Nesta tempestade de faixa etária na qual eu mesmo me engajei, não nos esqueçamos que, para os cineastas, há coisas tão nefastas e até mais inviabilizantes que esta censura malocada contra a qual nossa indignação está, no momento, a postos.
Parecerá esdrúxula e extemporânea minha colocação, mesmo porque todo mundo já sabe o que estou dizendo, mas possuo um certo talento de resumir as coisas que talvez ajude. Assim, não custa relembrar.
Mais de noventa por cento das salas de exibição são ocupadas pelo cinema norte-americano. Eles fazem alguns excelentes bons filmes mas quando os vendem para os exibidores dão de contrapeso um monte de filmes medíocres ou mesmo ruins.
Com estes filmes dados eles garantem a ocupação das salas pelo cinema deles e tiram as datas dos nossos filmes. O cinema europeu e outros levam mais uns cinco por cento e fica o cinema brasileiro com uma vigésima parte do mercado.
A TV Globo pega os seus produtos já divulgados pela mídia televisiva e os transforma em filmes, já com seu público assegurado. O faz diretamente ou com a ajuda de empresas testa de ferro, tal como a Total Filmes.
Estes filmes, com diretores, atores e mesmo técnicos de TV, com a certeza de uma boa divulgação televisiva conseguem fácil distribuição e recursos das distribuidoras estrangeiras, como Columbia, Warner, etc. Eis aí o cinema brasileiro “vencedor” de hoje.
O cineasta de carreira ou que procura expressar sua autoralidade encontra um mercado pobre e sem recursos. Até mesmo os Editais do MINC e da Petrobrás já estão beneficiando claramente o tipo descrito de cinema “rico”. Então, o cineasta que eu chamaria de “verdadeiro” tem uma pequena chance de conseguir financiamento em um desses poucos editais. São de 1 para 100, ou menos, as chances dele.
Há, claro, a possibilidade de captação através da isenção de Imposto de Renda para fins de produção cultural. Aí, há a longa peregrinação de firma em firma durante anos, ouvindo propostas indecentes de dinheiro a ser dado por baixo da mesa, em percentagens inacreditáveis de tão cínicas e abusivas.
E mesmo que este aspecto seja, às vezes, mais brando, há chance de se conseguir algum dinheiro mas sempre que a história do filme não fira qualquer padrão de bom-mocismo necessário para que a firma investidora não veja sua imagem maculada e com isso possa perder crédito entre seus clientes, sempre conservadores.

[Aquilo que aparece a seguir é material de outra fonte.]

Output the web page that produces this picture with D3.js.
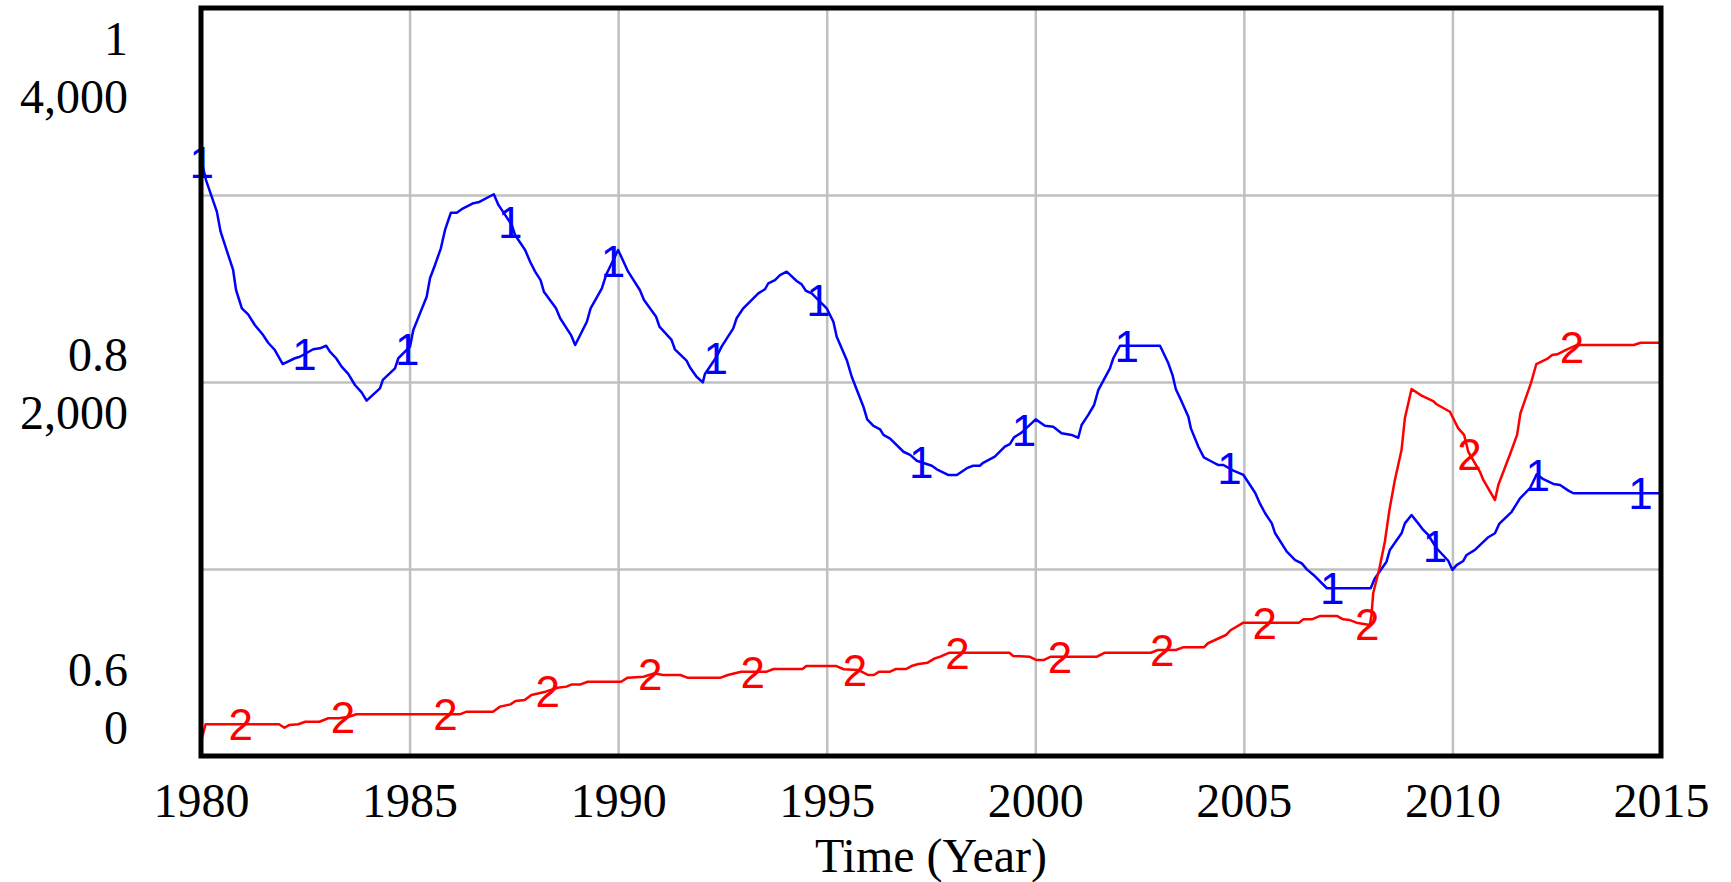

Faz total sentido esta posição das firmas investidoras; errado é o espírito de captação, que torna o produtor de cinema (ou teatro, ou etc) um mendigo a passar o prato e a se submeter a boas maneiras às quais ele, como artista, não tem nenhuma obrigação de ser fiel. Pelo contrário.
Como o filme autoral, quando chega à tela, tem pouco dinheiro para a publicidade, quando ele faz 50 ou 60 mil espectadores é considerado o maior sucesso. Se a renda do filme consegue pagar a pouca mídia de lançamento, já é uma sorte. Para o produtor do filme não resta nada. Já os filmes feitos pela Tv, freqüentemente anódinos como conteúdo ou como forma, costumam sempre ultrapassar o milhão de espectadores.
Esta é a imagem real do CINEMA BRASILEIRO. As premissas estão todas aí. Há muitas forças políticas e econômicas no meio mas a realidade é clara. Ou o Ministério da Cultura se aplica em mudar isso ou continuaremos mal. Estou em cinema há 40 anos.
Passei por governos da legalidade, pela ditadura, por governos ditos da burguesia e agora o dito do povo. E nada muda realmente. O cinema deveria ser uma profissão mas é apenas um hobby e quem o professa tem obrigatoriamente que ter outras fontes de renda. E mesmo que uma firma faça um longa a cada 5 anos, ele tem que pagar todas as taxas da existência da firma que nada consegue produzir. Há como?